--- start of Entries supplied ---

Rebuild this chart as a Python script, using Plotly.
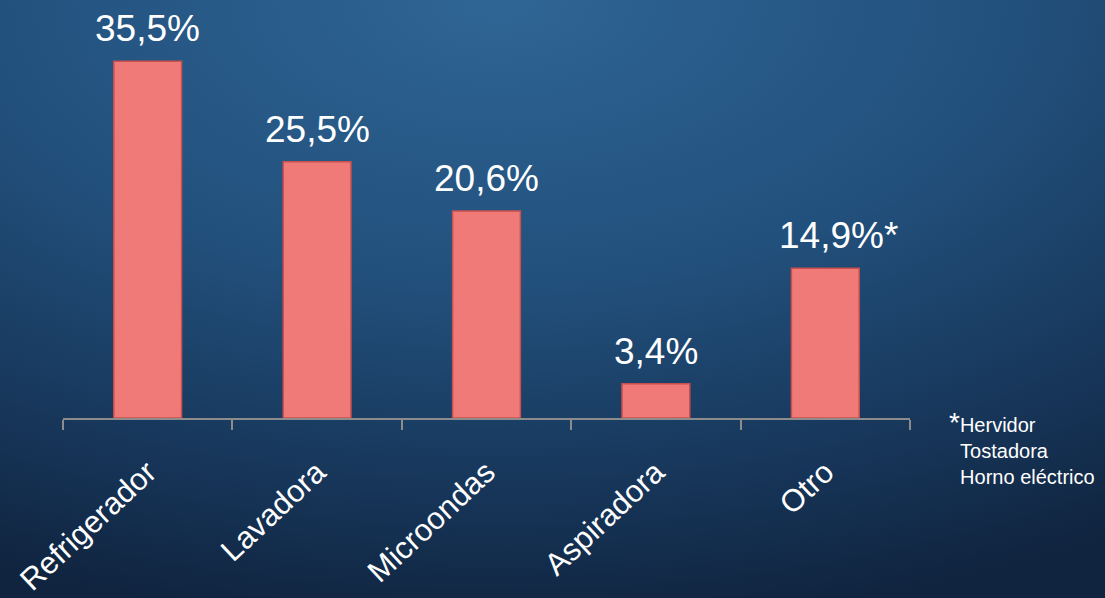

--- end of Entries supplied ---
--- start of Entries supplied ---

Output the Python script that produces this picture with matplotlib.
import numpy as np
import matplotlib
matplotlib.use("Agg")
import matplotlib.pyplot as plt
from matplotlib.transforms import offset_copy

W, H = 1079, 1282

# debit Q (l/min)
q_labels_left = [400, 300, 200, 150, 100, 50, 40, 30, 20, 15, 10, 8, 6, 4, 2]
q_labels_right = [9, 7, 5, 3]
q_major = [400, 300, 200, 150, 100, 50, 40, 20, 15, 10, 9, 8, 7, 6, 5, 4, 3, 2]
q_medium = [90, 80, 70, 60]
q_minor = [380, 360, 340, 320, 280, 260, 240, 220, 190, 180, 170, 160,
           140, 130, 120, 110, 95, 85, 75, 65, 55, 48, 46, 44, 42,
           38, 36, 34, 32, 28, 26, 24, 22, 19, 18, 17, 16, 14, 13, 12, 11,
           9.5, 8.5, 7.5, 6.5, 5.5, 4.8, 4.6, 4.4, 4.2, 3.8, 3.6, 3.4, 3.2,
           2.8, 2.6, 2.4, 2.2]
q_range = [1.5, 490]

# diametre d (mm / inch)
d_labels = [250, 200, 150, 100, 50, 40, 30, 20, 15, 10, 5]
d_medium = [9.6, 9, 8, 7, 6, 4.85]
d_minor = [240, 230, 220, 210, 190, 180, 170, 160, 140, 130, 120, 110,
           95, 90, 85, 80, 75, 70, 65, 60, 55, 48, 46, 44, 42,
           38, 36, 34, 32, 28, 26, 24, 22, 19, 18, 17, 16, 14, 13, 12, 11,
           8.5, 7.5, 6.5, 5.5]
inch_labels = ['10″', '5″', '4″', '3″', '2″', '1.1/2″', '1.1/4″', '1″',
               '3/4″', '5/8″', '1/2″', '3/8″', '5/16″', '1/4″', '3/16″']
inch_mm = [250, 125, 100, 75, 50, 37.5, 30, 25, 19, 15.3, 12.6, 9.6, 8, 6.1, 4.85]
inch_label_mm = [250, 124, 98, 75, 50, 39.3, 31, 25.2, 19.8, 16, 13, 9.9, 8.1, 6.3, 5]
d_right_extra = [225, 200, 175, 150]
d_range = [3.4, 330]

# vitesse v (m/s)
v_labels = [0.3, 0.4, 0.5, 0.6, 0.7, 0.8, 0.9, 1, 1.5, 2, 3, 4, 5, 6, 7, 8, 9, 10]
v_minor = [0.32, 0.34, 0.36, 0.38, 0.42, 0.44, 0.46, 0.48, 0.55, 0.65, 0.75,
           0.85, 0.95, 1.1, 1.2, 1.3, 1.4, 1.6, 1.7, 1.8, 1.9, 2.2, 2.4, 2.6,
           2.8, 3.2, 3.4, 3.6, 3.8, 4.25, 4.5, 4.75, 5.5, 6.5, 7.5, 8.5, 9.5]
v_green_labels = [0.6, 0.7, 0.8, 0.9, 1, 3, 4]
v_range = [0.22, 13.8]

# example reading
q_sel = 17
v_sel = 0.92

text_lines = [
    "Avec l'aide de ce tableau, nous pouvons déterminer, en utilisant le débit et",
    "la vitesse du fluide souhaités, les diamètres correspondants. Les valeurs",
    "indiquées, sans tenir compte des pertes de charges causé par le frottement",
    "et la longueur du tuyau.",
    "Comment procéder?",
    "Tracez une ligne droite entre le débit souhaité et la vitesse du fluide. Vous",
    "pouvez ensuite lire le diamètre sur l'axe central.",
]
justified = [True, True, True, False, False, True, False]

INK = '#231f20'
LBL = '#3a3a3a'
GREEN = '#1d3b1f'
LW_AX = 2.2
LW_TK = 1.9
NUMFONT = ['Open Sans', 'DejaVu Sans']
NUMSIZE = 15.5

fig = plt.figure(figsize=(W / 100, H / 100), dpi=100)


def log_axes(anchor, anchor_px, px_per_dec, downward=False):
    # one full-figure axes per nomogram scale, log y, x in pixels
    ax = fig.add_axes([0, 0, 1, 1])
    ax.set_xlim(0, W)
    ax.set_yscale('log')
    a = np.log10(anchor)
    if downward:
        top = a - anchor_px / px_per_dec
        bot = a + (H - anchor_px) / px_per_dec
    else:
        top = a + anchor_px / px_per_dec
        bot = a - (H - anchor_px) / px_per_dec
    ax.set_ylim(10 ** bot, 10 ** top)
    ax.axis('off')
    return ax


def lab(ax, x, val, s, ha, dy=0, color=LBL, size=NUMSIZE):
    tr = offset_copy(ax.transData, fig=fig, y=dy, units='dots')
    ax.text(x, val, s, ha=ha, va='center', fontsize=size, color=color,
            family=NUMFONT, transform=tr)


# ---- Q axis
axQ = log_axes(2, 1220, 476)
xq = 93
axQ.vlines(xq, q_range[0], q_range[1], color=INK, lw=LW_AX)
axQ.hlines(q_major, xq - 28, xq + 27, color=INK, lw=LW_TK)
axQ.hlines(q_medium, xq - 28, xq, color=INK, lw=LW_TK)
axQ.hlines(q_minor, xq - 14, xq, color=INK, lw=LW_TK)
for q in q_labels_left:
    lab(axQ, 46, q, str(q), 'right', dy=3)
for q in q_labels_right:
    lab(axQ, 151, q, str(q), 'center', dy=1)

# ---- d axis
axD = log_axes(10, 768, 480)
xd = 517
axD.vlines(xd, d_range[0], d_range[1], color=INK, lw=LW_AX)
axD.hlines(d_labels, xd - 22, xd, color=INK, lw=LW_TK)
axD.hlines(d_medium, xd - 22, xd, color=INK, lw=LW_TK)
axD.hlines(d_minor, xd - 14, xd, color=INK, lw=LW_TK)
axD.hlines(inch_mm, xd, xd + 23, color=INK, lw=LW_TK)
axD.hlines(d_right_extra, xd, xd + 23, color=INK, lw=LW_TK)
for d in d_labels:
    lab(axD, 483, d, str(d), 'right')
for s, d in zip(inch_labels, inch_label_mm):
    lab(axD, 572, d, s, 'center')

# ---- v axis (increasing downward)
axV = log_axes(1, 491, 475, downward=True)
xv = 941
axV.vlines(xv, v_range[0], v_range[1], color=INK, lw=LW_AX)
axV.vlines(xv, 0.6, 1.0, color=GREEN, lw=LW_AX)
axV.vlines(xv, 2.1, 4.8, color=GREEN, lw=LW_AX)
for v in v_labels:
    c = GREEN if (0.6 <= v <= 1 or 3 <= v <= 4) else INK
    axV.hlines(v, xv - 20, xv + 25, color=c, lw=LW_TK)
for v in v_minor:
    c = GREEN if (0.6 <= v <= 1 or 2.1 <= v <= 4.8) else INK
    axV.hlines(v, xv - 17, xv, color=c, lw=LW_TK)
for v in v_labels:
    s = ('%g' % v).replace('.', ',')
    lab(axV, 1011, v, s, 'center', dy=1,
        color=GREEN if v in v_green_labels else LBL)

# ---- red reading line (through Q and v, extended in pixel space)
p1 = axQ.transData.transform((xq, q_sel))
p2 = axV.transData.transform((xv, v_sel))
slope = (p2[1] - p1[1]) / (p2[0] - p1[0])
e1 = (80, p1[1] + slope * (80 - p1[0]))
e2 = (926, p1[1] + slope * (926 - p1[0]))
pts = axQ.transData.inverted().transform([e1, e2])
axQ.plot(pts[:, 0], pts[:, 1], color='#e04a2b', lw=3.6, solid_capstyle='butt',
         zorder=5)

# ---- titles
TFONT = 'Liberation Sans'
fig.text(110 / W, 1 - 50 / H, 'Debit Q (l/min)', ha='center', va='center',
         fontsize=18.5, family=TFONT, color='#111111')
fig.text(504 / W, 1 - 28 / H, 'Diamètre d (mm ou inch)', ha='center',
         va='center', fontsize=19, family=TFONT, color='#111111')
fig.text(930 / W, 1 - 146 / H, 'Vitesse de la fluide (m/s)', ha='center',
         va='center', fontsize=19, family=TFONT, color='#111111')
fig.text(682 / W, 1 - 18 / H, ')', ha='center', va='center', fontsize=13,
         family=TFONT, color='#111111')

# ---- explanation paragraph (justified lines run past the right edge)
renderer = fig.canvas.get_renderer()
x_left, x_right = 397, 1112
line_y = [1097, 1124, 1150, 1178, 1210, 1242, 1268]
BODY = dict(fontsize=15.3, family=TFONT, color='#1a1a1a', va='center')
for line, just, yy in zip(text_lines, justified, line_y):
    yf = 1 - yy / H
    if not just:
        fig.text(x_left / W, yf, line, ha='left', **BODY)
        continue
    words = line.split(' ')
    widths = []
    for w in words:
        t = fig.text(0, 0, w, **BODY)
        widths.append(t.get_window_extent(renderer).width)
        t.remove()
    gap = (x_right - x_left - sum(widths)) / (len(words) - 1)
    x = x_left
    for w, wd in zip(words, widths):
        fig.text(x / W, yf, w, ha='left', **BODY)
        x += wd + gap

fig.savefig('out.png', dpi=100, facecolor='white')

--- end of Entries supplied ---

→ Your goal
From the records above, copy out the line with "Output the Python", the line with "W, H = 1079, 1282", and every line between them, word for word.

→ Right answer
Output the Python script that produces this picture with matplotlib.
import numpy as np
import matplotlib
matplotlib.use("Agg")
import matplotlib.pyplot as plt
from matplotlib.transforms import offset_copy

W, H = 1079, 1282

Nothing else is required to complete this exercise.